Starbucks workers at Amos Hall petition to unionize


TPN File Photo

Starbucks at Amos Hall.

By Punya Bhasin, Assistant News Editor

Workers at Starbucks at Amos Hall are formally petitioning to unionize, according to a letter released Friday. This is the second Starbucks in Pittsburgh to petition to unionize since two Starbucks locations in Buffalo, New York won their union elections in December. 

Amos Hall Starbucks workers are joining their fellow Pittsburgh Starbucks location at 4765 Liberty Avenue in Bloomfield, which petitioned to unionize in February. In a letter addressed to Starbucks CEO Kevin Johnson, the Amos Hall organizing committee said almost 60 people work at the location — a majority who are college students or recent graduates who rely on their wages to pay rent and tuition. 

Employees at the Oakland Starbucks are looking to join Workers United, which represents 80,000 members in North America in the hospitality, manufacturing, apparel and textile industries, among others. Workers United is an affiliate of the Service Employees International Union.

The letter said while employees take pride in working at Starbucks and have found life-long friends at the store, working conditions the past few weeks “demolished our work ethic, destroying any essence of a third place.” 

“We strongly feel as though corporate is not listening to us: they are cutting hours, failing to deal with concerns regarding upper management, and leaving us incredibly understaffed while we are facing unparalleled customer wait times,” the letter said.

It also said a reason for the unionization effort was to honor Pittsburgh’s history of labor rights movement. 

“Pittsburgh has a long standing history of being the epicenter of the labor rights movement. We hope to honor our city’s history by speaking up for what we believe is best for all parties involved,” it said.

According to the Pennsylvania Joint Board, roughly 100 Starbucks locations in the U.S. have petitioned the National Labor Relations Board to hold a union election out of the approximately 9,000 corporate-owned Starbucks locations in the country. 

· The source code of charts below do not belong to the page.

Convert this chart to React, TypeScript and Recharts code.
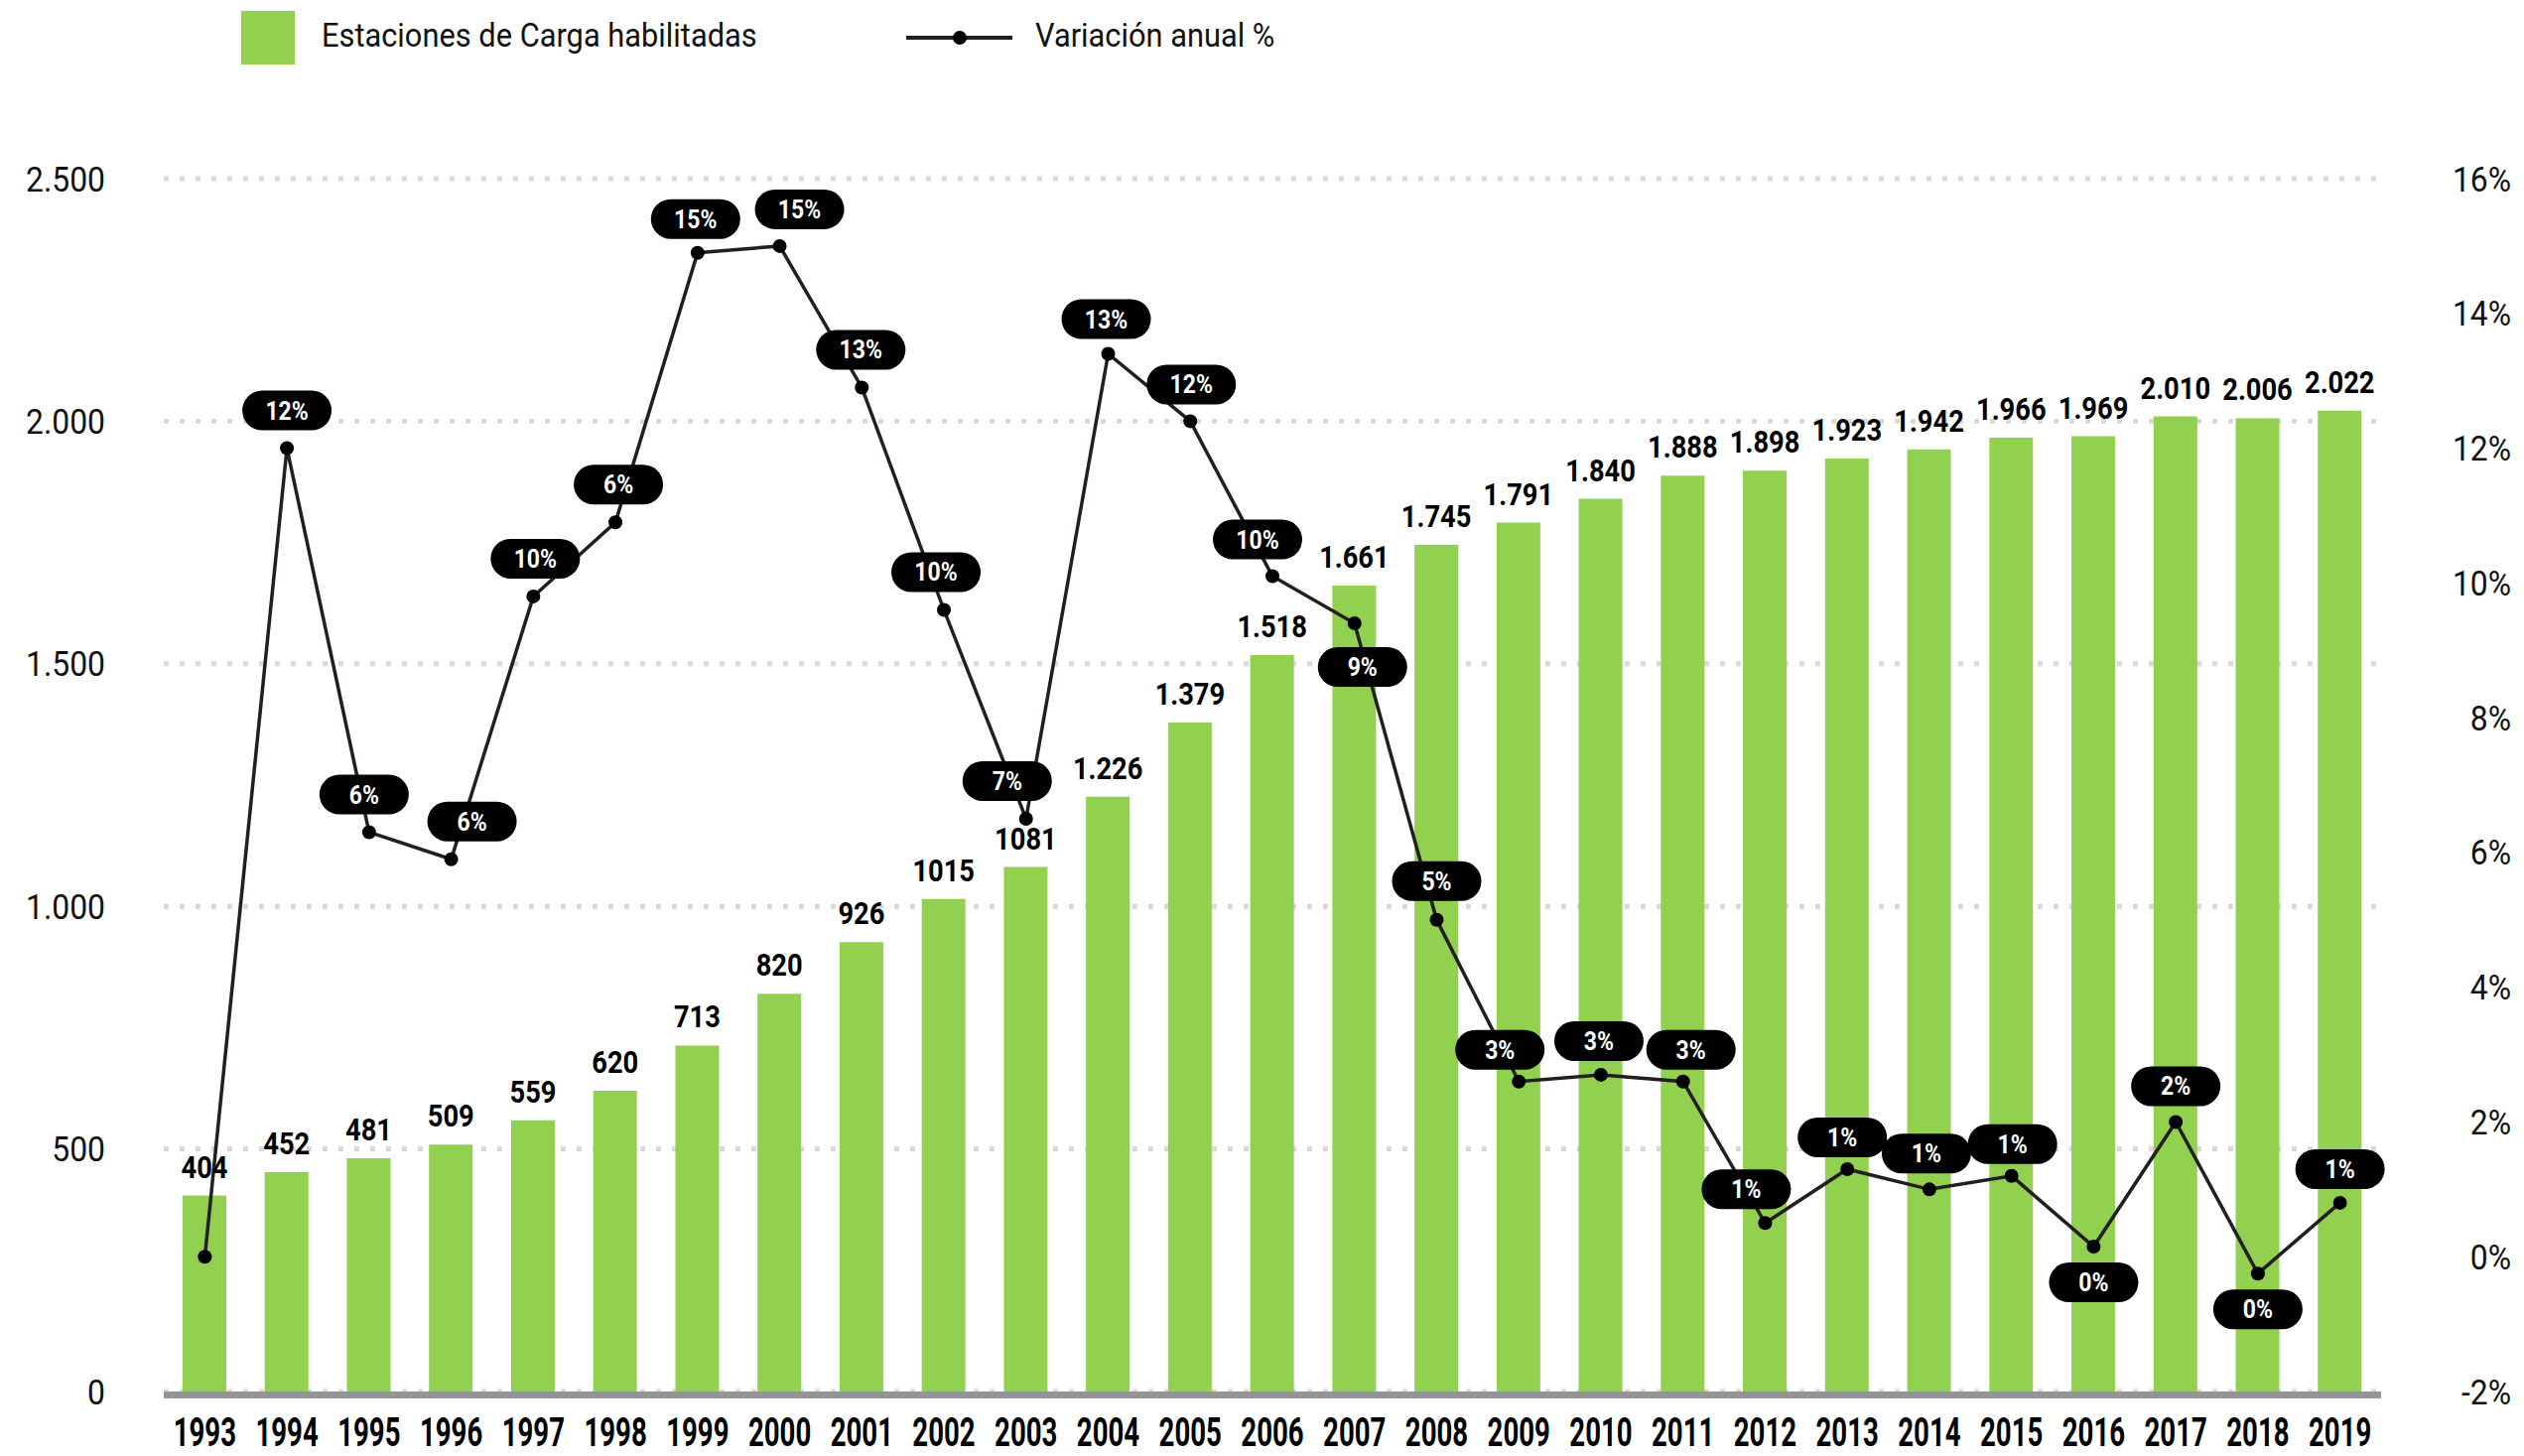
import React from "react";
import {
  ComposedChart,
  Bar,
  Line,
  XAxis,
  YAxis,
  CartesianGrid,
  LabelList,
} from "recharts";

const years = [
  "1993", "1994", "1995", "1996", "1997", "1998", "1999", "2000", "2001",
  "2002", "2003", "2004", "2005", "2006", "2007", "2008", "2009", "2010",
  "2011", "2012", "2013", "2014", "2015", "2016", "2017", "2018", "2019",
];

const stations = [
  404, 452, 481, 509, 559, 620, 713, 820, 926, 1015, 1081, 1226, 1379, 1518,
  1661, 1745, 1791, 1840, 1888, 1898, 1923, 1942, 1966, 1969, 2010, 2006, 2022,
];

const stationLabels = [
  "404", "452", "481", "509", "559", "620", "713", "820", "926", "1015",
  "1081", "1.226", "1.379", "1.518", "1.661", "1.745", "1.791", "1.840",
  "1.888", "1.898", "1.923", "1.942", "1.966", "1.969", "2.010", "2.006",
  "2.022",
];

const variation = [
  0.0, 12.0, 6.3, 5.9, 9.8, 10.9, 14.9, 15.0, 12.9, 9.6, 6.5, 13.4, 12.4,
  10.1, 9.4, 5.0, 2.6, 2.7, 2.6, 0.5, 1.3, 1.0, 1.2, 0.15, 2.0, -0.25, 0.8,
];

const variationLabels = [
  null, "12%", "6%", "6%", "10%", "6%", "15%", "15%", "13%", "10%", "7%",
  "13%", "12%", "10%", "9%", "5%", "3%", "3%", "3%", "1%", "1%", "1%", "1%",
  "0%", "2%", "0%", "1%",
];

const leftTicks = [0, 500, 1000, 1500, 2000, 2500];
const rightTicks = [-2, 0, 2, 4, 6, 8, 10, 12, 14, 16];

// label layout nudges for the percentage pills (dx, dy relative to point)
const pillNudge: [number, number][] = [
  [0, -37], [0, -38], [-5, -38], [21, -38], [2, -38], [3, -38], [-2, -34],
  [20, -37], [-1, -38], [-8, -38], [-19, -38], [-2, -35], [1, -37],
  [-15, -37], [8, 44], [0, -39], [-19, -32], [-2, -34], [8, -32],
  [-19, -34], [-5, -32], [-3, -36], [1, -32], [0, 36], [0, -36], [0, 36],
  [0, -34],
];

const data = years.map((year, i) => ({
  year,
  stations: stations[i],
  stationLabel: stationLabels[i],
  variation: variation[i],
  variationLabel: variationLabels[i],
}));

const GREEN = "#92d050";
const FONT = "Roboto, 'Noto Sans', sans-serif";

const fmtThousands = (v: number) =>
  String(v).replace(/\B(?=(\d{3})+(?!\d))/g, ".");

const XTick = (props: any) => {
  const { x, y, payload } = props;
  return (
    <g transform={`translate(${x},${y + 55})`}>
      <text
        transform="scale(0.69,1)"
        textAnchor="middle"
        fontFamily={FONT}
        fontWeight={700}
        fontSize={40}
        fill="#000"
      >
        {payload.value}
      </text>
    </g>
  );
};

const LeftTick = (props: any) => {
  const { y, payload } = props;
  return (
    <g transform={`translate(106,${y + 12.5})`}>
      <text
        transform="scale(0.91,1)"
        textAnchor="end"
        fontFamily={FONT}
        fontSize={35}
        fill="#111"
      >
        {fmtThousands(payload.value)}
      </text>
    </g>
  );
};

const RightTick = (props: any) => {
  const { x, y, payload } = props;
  return (
    <g transform={`translate(${x + 131},${y + 12.5})`}>
      <text
        transform="scale(0.91,1)"
        textAnchor="end"
        fontFamily={FONT}
        fontSize={35}
        fill="#111"
      >
        {`${payload.value}%`}
      </text>
    </g>
  );
};

const BarValueLabel = (props: any) => {
  const { x, y, width, value } = props;
  if (value == null) return null;
  const cx = Number(x) + Number(width) / 2;
  return (
    <g transform={`translate(${cx},${Number(y) - 18})`}>
      <text
        transform="scale(0.88,1)"
        textAnchor="middle"
        fontFamily={FONT}
        fontWeight={700}
        fontSize={31}
        fill="#000"
      >
        {value}
      </text>
    </g>
  );
};

const PillLabel = (props: any) => {
  const { x, y, value, index } = props;
  if (value == null || value === "") return null;
  const n = pillNudge[index] || [0, -37];
  const cx = Number(x) + n[0];
  const cy = Number(y) + n[1];
  return (
    <g>
      <rect x={cx - 45} y={cy - 20} width={90} height={40} rx={20} ry={20} fill="#000" />
      <g transform={`translate(${cx},${cy + 9})`}>
        <text
          transform="scale(0.92,1)"
          textAnchor="middle"
          fontFamily={FONT}
          fontWeight={700}
          fontSize={25}
          fill="#fff"
        >
          {value}
        </text>
      </g>
    </g>
  );
};

const LegendOverlay = () => (
  <svg
    width={2543}
    height={90}
    style={{ position: "absolute", left: 0, top: 0, pointerEvents: "none" }}
  >
    <rect x={243} y={11} width={54} height={54} fill={GREEN} />
    <g transform="translate(324,47)">
      <text transform="scale(0.92,1)" fontFamily={FONT} fontSize={33.5} fill="#111">
        Estaciones de Carga habilitadas
      </text>
    </g>
    <line x1={913} y1={38} x2={1020} y2={38} stroke="#231f20" strokeWidth={4} />
    <circle cx={967} cy={38} r={7} fill="#000" />
    <g transform="translate(1043,47)">
      <text transform="scale(0.92,1)" fontFamily={FONT} fontSize={33.5} fill="#111">
        Variación anual %
      </text>
    </g>
  </svg>
);

export default function App() {
  return (
    <div
      style={{
        position: "absolute",
        left: 0,
        top: 0,
        width: 2543,
        height: 1467,
        background: "#fff",
      }}
    >
      <ComposedChart
        width={2543}
        height={1467}
        data={data}
        margin={{ top: 180, right: 0, bottom: 0, left: 0 }}
      >
        <CartesianGrid
          yAxisId="l"
          vertical={false}
          stroke="#d9d9d9"
          strokeWidth={5}
          strokeDasharray="5 11"
        />
        <YAxis
          yAxisId="l"
          orientation="left"
          width={165}
          domain={[0, 2500]}
          ticks={leftTicks}
          axisLine={false}
          tickLine={false}
          tickSize={0}
          tickMargin={0}
          tick={<LeftTick />}
          interval={0}
        />
        <YAxis
          yAxisId="r"
          orientation="right"
          width={144}
          domain={[-2, 16]}
          ticks={rightTicks}
          axisLine={false}
          tickLine={false}
          tickSize={0}
          tickMargin={0}
          tick={<RightTick />}
          interval={0}
        />
        <Bar
          yAxisId="l"
          dataKey="stations"
          fill={GREEN}
          barSize={44}
          isAnimationActive={false}
        >
          <LabelList dataKey="stationLabel" content={<BarValueLabel />} />
        </Bar>
        <XAxis
          dataKey="year"
          height={65}
          interval={0}
          tickLine={false}
          tickSize={0}
          tickMargin={0}
          tick={<XTick />}
          axisLine={{ stroke: "#949494", strokeWidth: 7, transform: "translate(0,3.5)" }}
        />
        <Line
          yAxisId="r"
          type="linear"
          dataKey="variation"
          stroke="#231f20"
          strokeWidth={3.5}
          dot={{ r: 7, fill: "#000", stroke: "#000", strokeWidth: 0 }}
          activeDot={false}
          isAnimationActive={false}
        >
          <LabelList dataKey="variationLabel" content={<PillLabel />} />
        </Line>
      </ComposedChart>
      <LegendOverlay />
    </div>
  );
}
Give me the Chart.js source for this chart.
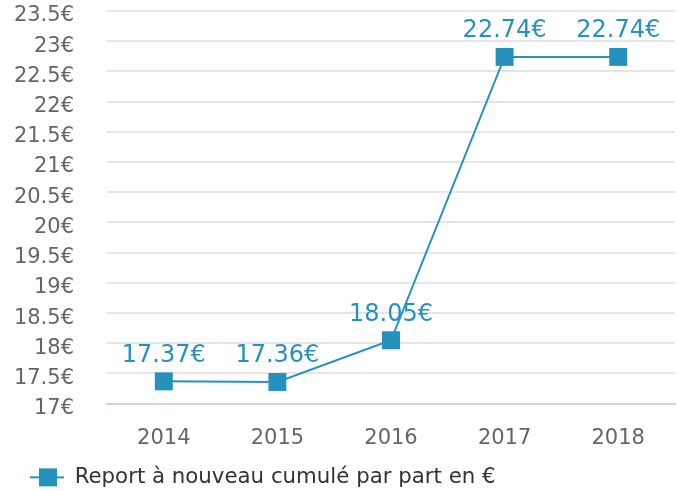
<!DOCTYPE html>
<html><head><meta charset="utf-8">
<script src="https://cdn.jsdelivr.net/npm/chart.js@4/dist/chart.umd.min.js"></script>
<style>html,body{margin:0;padding:0;background:#fff;}</style>
</head><body>
<canvas id="c" width="679" height="491"></canvas>
<script>
const categories = ['2014', '2015', '2016', '2017', '2018'];
const values = [17.37, 17.36, 18.05, 22.74, 22.74];
const valueLabels = ['17.37€', '17.36€', '18.05€', '22.74€', '22.74€'];
const yMin = 17, yMax = 23.5, yStep = 0.5;
const seriesName = 'Report à nouveau cumulé par part en €';

const COLOR = '#2591bd';
const FONT = "'DejaVu Sans', sans-serif";

// legend symbol: line with a square marker
const sym = document.createElement('canvas');
sym.width = 54; sym.height = 20;
(function(){
  const g = sym.getContext('2d');
  g.strokeStyle = COLOR; g.lineWidth = 2;
  g.beginPath(); g.moveTo(20, 10); g.lineTo(54, 10); g.stroke();
  g.fillStyle = COLOR; g.fillRect(29, 1, 18, 18);
})();

const valueLabelPlugin = {
  id: 'valueLabels',
  afterDatasetsDraw(chart) {
    const ctx = chart.ctx;
    const meta = chart.getDatasetMeta(0);
    ctx.save();
    ctx.font = "24px " + FONT;
    ctx.fillStyle = COLOR;
    ctx.textAlign = 'center';
    ctx.textBaseline = 'alphabetic';
    meta.data.forEach((el, i) => {
      ctx.fillText(valueLabels[i], el.x, el.y - 19.5);
    });
    ctx.restore();
  }
};

new Chart(document.getElementById('c'), {
  type: 'line',
  data: {
    labels: categories,
    datasets: [{
      label: seriesName,
      data: values,
      borderColor: COLOR,
      backgroundColor: COLOR,
      borderWidth: 2,
      tension: 0,
      pointStyle: 'rect',
      pointRadius: 12.7,
      pointHoverRadius: 12.7,
      pointBackgroundColor: COLOR,
      pointBorderColor: COLOR,
      pointBorderWidth: 0,
      clip: false
    }]
  },
  options: {
    responsive: false,
    animation: false,
    events: [],
    layout: { autoPadding: false, padding: { top: 11, right: 4, left: 0, bottom: -7 } },
    plugins: {
      tooltip: { enabled: false },
      legend: {
        position: 'bottom',
        align: 'start',
        labels: {
          usePointStyle: true,
          pointStyle: sym,
          pointStyleWidth: 54,
          padding: 10,
          color: '#333333',
          font: { family: FONT, size: 21.3 }
        }
      }
    },
    scales: {
      x: {
        offset: true,
        grid: { display: false, drawTicks: false },
        border: { display: true, color: '#ccd6eb', width: 2 },
        ticks: { color: '#666666', padding: 22, font: { family: FONT, size: 21 } },
        afterFit(s) { s.height = 53; }
      },
      y: {
        min: yMin, max: yMax,
        grid: { color: '#e6e6e6', lineWidth: 2, drawTicks: false },
        border: { display: false },
        ticks: {
          stepSize: yStep,
          color: '#666666',
          padding: 33,
          labelOffset: 5,
          font: { family: FONT, size: 21, lineHeight: 1 },
          callback: (v) => v + '€'
        },
        afterFit(s) { s.width = 107; s.paddingTop = 0; s.paddingBottom = 0; }
      }
    }
  },
  plugins: [valueLabelPlugin]
});
</script>
</body></html>
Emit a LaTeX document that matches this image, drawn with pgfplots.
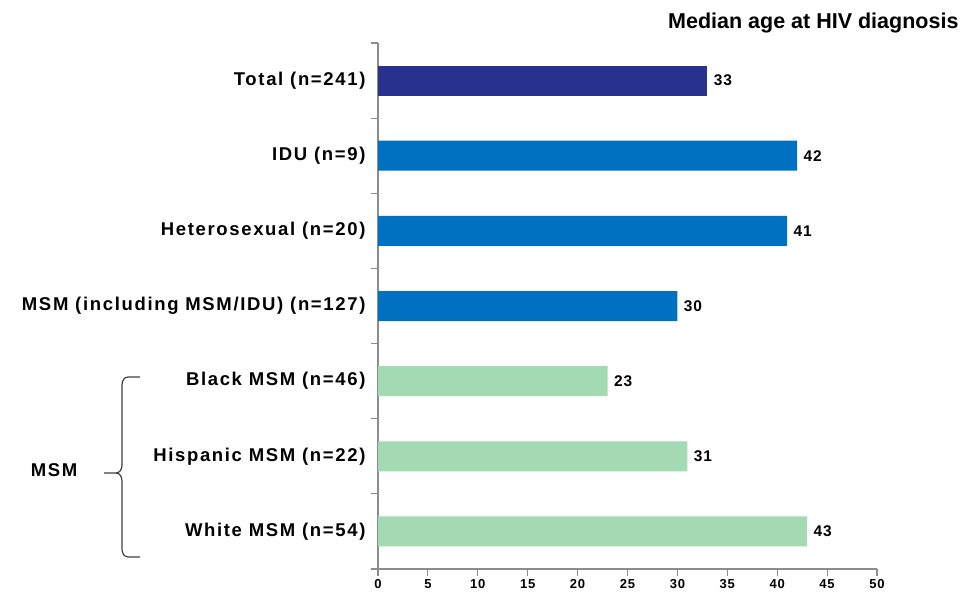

Starbucks Workers United, the national union organizing group for Starbucks workers, has accused the coffee chain of conducting an “outrageous anti-union campaign,” including threatening to shut down all stores in Buffalo, N.Y.

A Starbucks corporate spokeswoman said the company respect’s their employees’ right to organize. 

“These claims are false,” a corporate spokeswoman told the Pittsburgh Post-Gazette Friday. “We fully respect our partners right to organize and will continue to adhere to the NLRB’s process, as we’ve done from the beginning.”